Today's New York Times has a terrifying article about the complete disintegration of law and order in Haiti. What makes the article so upsetting, aside from the graphic descriptions of violence and revenge, is this Reuters photograph of a man identified only as Tiroro, left, and an unidentified member of a band of vigilantes about to exact their revenge on Tiroro under which the article runs.

Tiroro faces eternity

The Times describes the circumstances around Tiroro's death as follows:

After what the thugs did to his son, no punishment seemed harsh enough to Roland Lysias.
Two months ago, loyalists of former President Jean-Bertrand Aristide kidnapped his 21-year-old son, Junior, and tortured him, chopping off his hands and feet and poking out his eyes before burning his body, because he had supported a militant opposition group, Mr. Lysias said.
So on Wednesday, when an armed band of vigilantes found the man he said was responsible for his son's death, a pro-Aristide militant known as Tiroro, he watched with satisfaction, he said, as they beat him unconscious, threw gasoline-doused tires around his neck and set him on fire. He described how the chanting and cheering crowd threw rocks at the man's burning body, indifferent to his screams for mercy.

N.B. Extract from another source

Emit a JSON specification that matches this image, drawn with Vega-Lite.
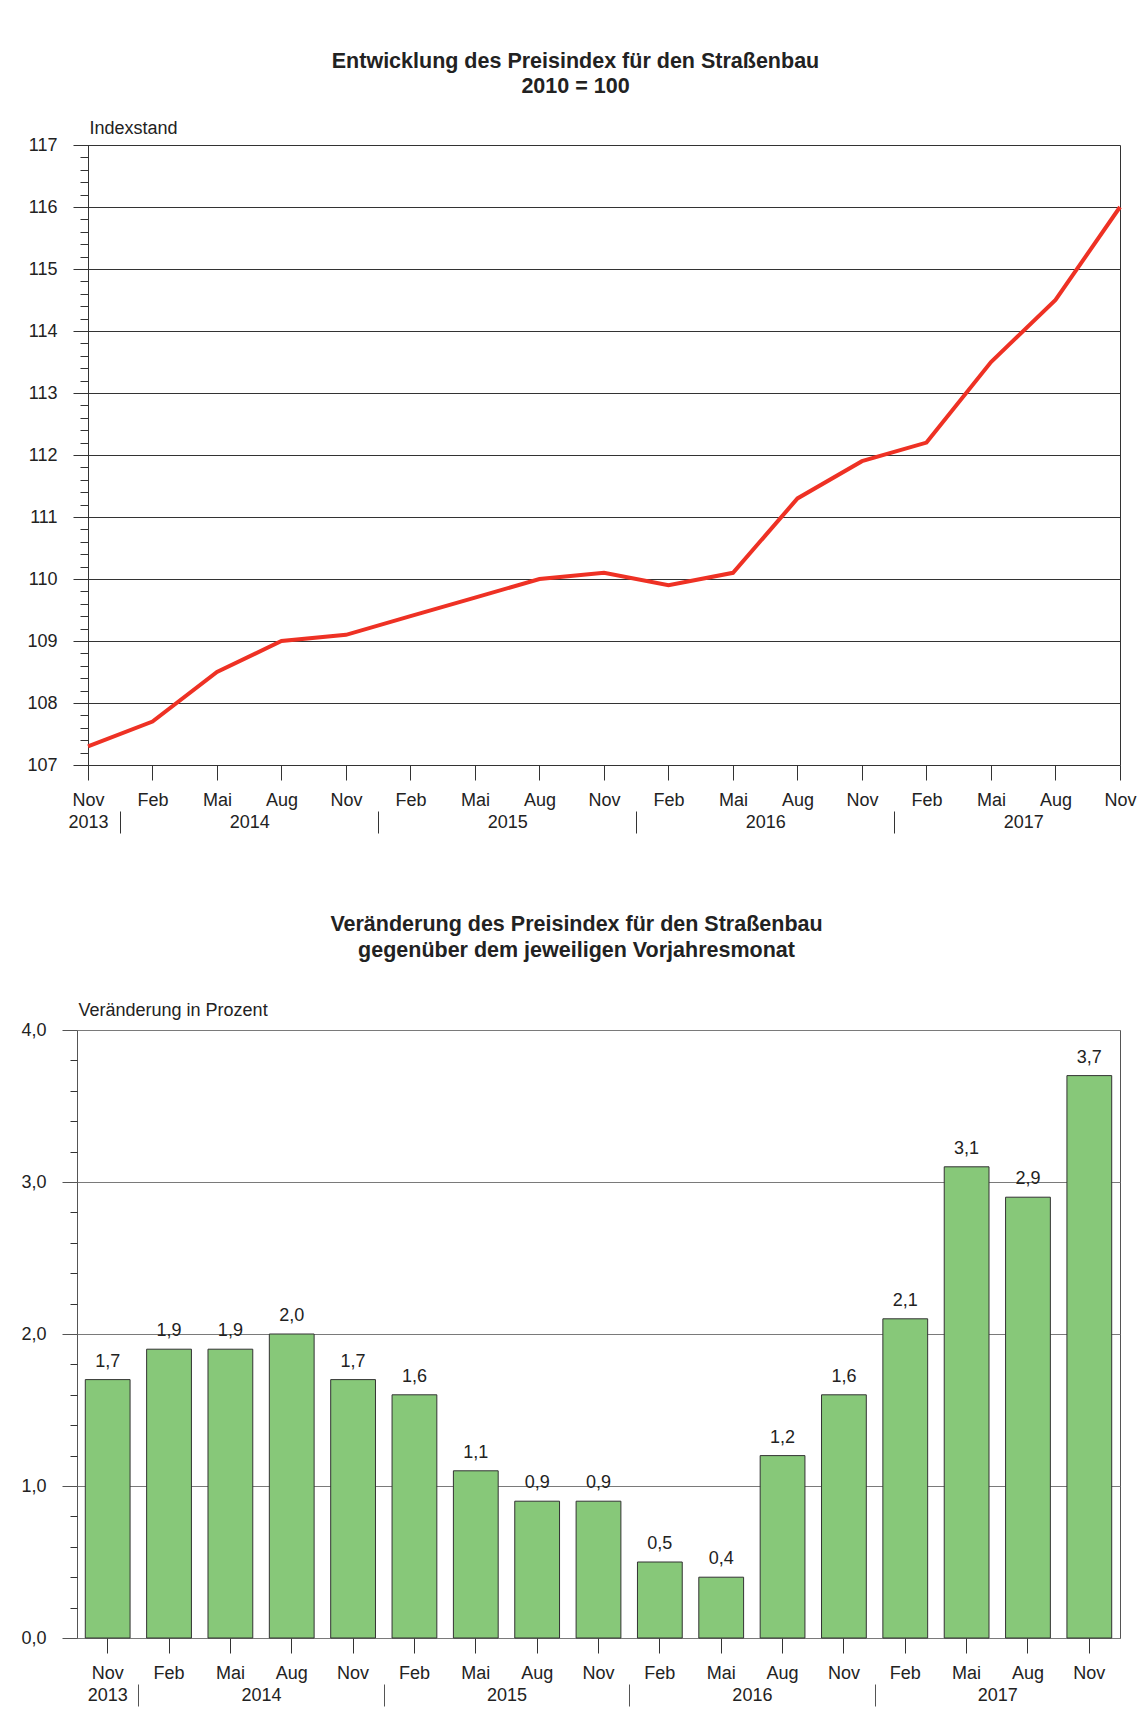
{
  "$schema": "https://vega.github.io/schema/vega-lite/v6.json",
  "background": "white",
  "padding": {"left": 16, "top": 50, "right": 0, "bottom": 0},
  "columns": 1,
  "spacing": 79,
  "datasets": {
    "index": [
      {"Monat": "Nov 2013", "Index": 107.3},
      {"Monat": "Feb 2014", "Index": 107.7},
      {"Monat": "Mai 2014", "Index": 108.5},
      {"Monat": "Aug 2014", "Index": 109.0},
      {"Monat": "Nov 2014", "Index": 109.1},
      {"Monat": "Feb 2015", "Index": 109.4},
      {"Monat": "Mai 2015", "Index": 109.7},
      {"Monat": "Aug 2015", "Index": 110.0},
      {"Monat": "Nov 2015", "Index": 110.1},
      {"Monat": "Feb 2016", "Index": 109.9},
      {"Monat": "Mai 2016", "Index": 110.1},
      {"Monat": "Aug 2016", "Index": 111.3},
      {"Monat": "Nov 2016", "Index": 111.9},
      {"Monat": "Feb 2017", "Index": 112.2},
      {"Monat": "Mai 2017", "Index": 113.5},
      {"Monat": "Aug 2017", "Index": 114.5},
      {"Monat": "Nov 2017", "Index": 116.0}
    ],
    "veraenderung": [
      {"Monat": "Nov 2013", "Prozent": 1.7},
      {"Monat": "Feb 2014", "Prozent": 1.9},
      {"Monat": "Mai 2014", "Prozent": 1.9},
      {"Monat": "Aug 2014", "Prozent": 2.0},
      {"Monat": "Nov 2014", "Prozent": 1.7},
      {"Monat": "Feb 2015", "Prozent": 1.6},
      {"Monat": "Mai 2015", "Prozent": 1.1},
      {"Monat": "Aug 2015", "Prozent": 0.9},
      {"Monat": "Nov 2015", "Prozent": 0.9},
      {"Monat": "Feb 2016", "Prozent": 0.5},
      {"Monat": "Mai 2016", "Prozent": 0.4},
      {"Monat": "Aug 2016", "Prozent": 1.2},
      {"Monat": "Nov 2016", "Prozent": 1.6},
      {"Monat": "Feb 2017", "Prozent": 2.1},
      {"Monat": "Mai 2017", "Prozent": 3.1},
      {"Monat": "Aug 2017", "Prozent": 2.9},
      {"Monat": "Nov 2017", "Prozent": 3.7}
    ]
  },
  "concat": [
    {
      "width": 1043,
      "height": 620,
      "view": {"stroke": null},
      "title": {
        "text": ["Entwicklung des Preisindex für den Straßenbau", "2010 = 100"],
        "fontSize": 21.5, "fontWeight": "bold", "lineHeight": 25,
        "anchor": "middle", "frame": "group", "dx": -23, "offset": 22, "color": "#222"
      },
      "data": {"name": "index"},
      "resolve": {"axis": {"x": "independent", "y": "independent"}},
      "layer": [
        {
          "mark": {"type": "line", "color": "#EE3124", "strokeWidth": 4},
          "encoding": {
            "x": {"field": "Monat", "type": "ordinal", "sort": null, "scale": {"type": "point", "padding": 0.08527, "align": 1},
              "axis": {"orient": "bottom", "title": null, "labelAngle": 0, "labelOverlap": false,
                "labelExpr": "datum.value == 'Nov 2013' ? ['Nov', '2013'] : split(datum.value, ' ')[0]",
                "labelLineHeight": 22, "labelPadding": 11, "tickSize": 15, "tickColor": "#333", "domain": false, "grid": false}},
            "y": {"field": "Index", "type": "quantitative", "scale": {"domain": [107, 117], "zero": false, "nice": false},
              "axis": {"orient": "left", "offset": -11, "values": [107, 108, 109, 110, 111, 112, 113, 114, 115, 116, 117],
                "grid": true, "gridColor": "#333", "gridWidth": 1, "tickSize": 15, "tickColor": "#333",
                "labelPadding": 16, "domain": true, "domainColor": "#333",
                "title": "Indexstand", "titleAngle": 0, "titleAlign": "left", "titleBaseline": "middle",
                "titleX": 1, "titleY": -17, "titleFontSize": 18, "titleFontWeight": "normal"}}
          }
        },
        {
          "mark": {"type": "line", "opacity": 0},
          "encoding": {
            "x": {"field": "Monat", "type": "ordinal", "sort": null, "scale": {"type": "point", "padding": 0.08527, "align": 1},
              "axis": {"orient": "bottom", "title": null, "labelAngle": 0, "labelOverlap": false,
                "values": ["Mai 2014", "Mai 2015", "Mai 2016", "Mai 2017"],
                "labelExpr": "split(datum.value, ' ')[1]", "tickOffset": 32.25,
                "ticks": false, "labelPadding": 48, "domain": false, "grid": false}},
            "y": {"field": "Index", "type": "quantitative", "scale": {"domain": [107, 117], "zero": false, "nice": false},
              "axis": {"orient": "left", "offset": -11, "title": null, "labels": false, "domain": false, "grid": false,
                "tickSize": 8, "tickColor": "#333",
                "values": [107.2, 107.4, 107.6, 107.8, 108.2, 108.4, 108.6, 108.8, 109.2, 109.4, 109.6, 109.8,
                  110.2, 110.4, 110.6, 110.8, 111.2, 111.4, 111.6, 111.8, 112.2, 112.4, 112.6, 112.8,
                  113.2, 113.4, 113.6, 113.8, 114.2, 114.4, 114.6, 114.8, 115.2, 115.4, 115.6, 115.8,
                  116.2, 116.4, 116.6, 116.8]}}
          }
        },
        {
          "mark": {"type": "line", "opacity": 0},
          "encoding": {
            "x": {"field": "Monat", "type": "ordinal", "sort": null, "scale": {"type": "point", "padding": 0.08527, "align": 1},
              "axis": {"orient": "bottom", "title": null, "labels": false, "domain": false, "grid": false,
                "values": ["Nov 2013", "Nov 2014", "Nov 2015", "Nov 2016"],
                "tickOffset": 32.25, "offset": 46, "tickSize": 22, "tickColor": "#333"}},
            "y": {"field": "Index", "type": "quantitative", "scale": {"domain": [107, 117], "zero": false, "nice": false},
              "axis": {"orient": "right", "title": null, "labels": false, "ticks": false, "grid": false,
                "domain": true, "domainColor": "#333"}}
          }
        }
      ]
    },
    {
      "width": 1043,
      "height": 608,
      "view": {"stroke": "#555", "strokeWidth": 1},
      "title": {
        "text": ["Veränderung des Preisindex für den Straßenbau", "gegenüber dem jeweiligen Vorjahresmonat"],
        "fontSize": 21.5, "fontWeight": "bold", "lineHeight": 26,
        "anchor": "middle", "frame": "group", "dx": -22, "offset": 40, "color": "#222"
      },
      "data": {"name": "veraenderung"},
      "resolve": {"axis": {"x": "independent", "y": "independent"}},
      "layer": [
        {
          "mark": {"type": "bar", "fill": "#87C879", "stroke": "#333", "strokeWidth": 1},
          "encoding": {
            "x": {"field": "Monat", "type": "ordinal", "sort": null, "scale": {"type": "band", "paddingInner": 0.27, "paddingOuter": 0.135},
              "axis": {"orient": "bottom", "title": null, "labelAngle": 0, "labelOverlap": false, "bandPosition": 0.5,
                "labelExpr": "datum.value == 'Nov 2013' ? ['Nov', '2013'] : split(datum.value, ' ')[0]",
                "labelLineHeight": 22, "labelPadding": 11, "tickSize": 15, "tickColor": "#333", "domain": false, "grid": false}},
            "y": {"field": "Prozent", "type": "quantitative", "scale": {"domain": [0, 4], "nice": false},
              "axis": {"orient": "left", "values": [0, 1, 2, 3, 4], "format": ".1f",
                "grid": true, "gridColor": "#7a7a7a", "gridWidth": 1, "tickSize": 15, "tickColor": "#555",
                "labelPadding": 16, "domain": false, "minExtent": 60,
                "title": "Veränderung in Prozent", "titleAngle": 0, "titleAlign": "left", "titleBaseline": "middle",
                "titleX": 1, "titleY": -20, "titleFontSize": 18, "titleFontWeight": "normal"}}
          }
        },
        {
          "mark": {"type": "text", "fontSize": 18, "baseline": "alphabetic", "dy": -13, "color": "#222"},
          "encoding": {
            "x": {"field": "Monat", "type": "ordinal", "sort": null, "scale": {"type": "band", "paddingInner": 0.27, "paddingOuter": 0.135},
              "axis": {"orient": "bottom", "title": null, "labelAngle": 0, "labelOverlap": false, "bandPosition": 0.5,
                "values": ["Mai 2014", "Mai 2015", "Mai 2016", "Mai 2017"],
                "labelExpr": "split(datum.value, ' ')[1]", "tickOffset": 30.68,
                "ticks": false, "labelPadding": 48, "domain": false, "grid": false}},
            "y": {"field": "Prozent", "type": "quantitative", "scale": {"domain": [0, 4], "nice": false},
              "axis": {"orient": "left", "title": null, "labels": false, "domain": false, "grid": false,
                "tickSize": 7, "tickColor": "#333",
                "values": [0.2, 0.4, 0.6, 0.8, 1.2, 1.4, 1.6, 1.8, 2.2, 2.4, 2.6, 2.8, 3.2, 3.4, 3.6, 3.8]}},
            "text": {"field": "Prozent", "type": "quantitative", "format": ".1f"}
          }
        },
        {
          "mark": {"type": "bar", "opacity": 0},
          "encoding": {
            "x": {"field": "Monat", "type": "ordinal", "sort": null, "scale": {"type": "band", "paddingInner": 0.27, "paddingOuter": 0.135},
              "axis": {"orient": "bottom", "title": null, "labels": false, "domain": false, "grid": false, "bandPosition": 0.5,
                "values": ["Nov 2013", "Nov 2014", "Nov 2015", "Nov 2016"],
                "tickOffset": 30.68, "offset": 46, "tickSize": 22, "tickColor": "#555"}},
            "y": {"field": "Prozent", "type": "quantitative", "scale": {"domain": [0, 4], "nice": false}, "axis": null}
          }
        }
      ]
    }
  ],
  "config": {
    "font": "Liberation Sans",
    "locale": {"number": {"decimal": ",", "thousands": ".", "grouping": [3], "currency": ["", " €"]}},
    "axis": {"labelFontSize": 18, "labelColor": "#222", "titleColor": "#222", "labelFont": "Liberation Sans", "titleFont": "Liberation Sans"},
    "title": {"font": "Liberation Sans"},
    "text": {"font": "Liberation Sans"}
  }
}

This is one of the most fascinating and horrifying images I've ever seen (even more so than the Eddie Adams's infamous photograph of a Vietcong prisoner being executed in the street) for all that it shows and all that it implies--its powerful intimacy and complete lack of humanity--and looking at it and reading the accompanying article fills me with questions:

  • What are those two men thinking? Why that pose? What is the vigilante holding to his mouth?

  • Is that really Tiroro? Did he really do what the vigilantes are about to exact revenge for? If so, does he now regret what he did? Does he know what's about to happen to him? Were his screams for mercy reflexive, or did he really hope to have his pleas answered? Was the revenge ultimately "successful"?

  • How did the photographer get that picture? Was he or she actually in the vehicle with them? How much danger was he or she in? Did he or she even think about that?

  • If the tide of power shifts again in Haiti (as it's sure to), will that unidentified vigilante find himself in Tiroro's situation at the hands of Tiroro's friends? Does the vigilante feel safe and justified? Did Tiroro feel safe and justified if and when he committed the crimes he's alleged to have committed?

  • Would either of them care to know the verdict in the Martha Stewart case?

In short, it's one hell of a picture.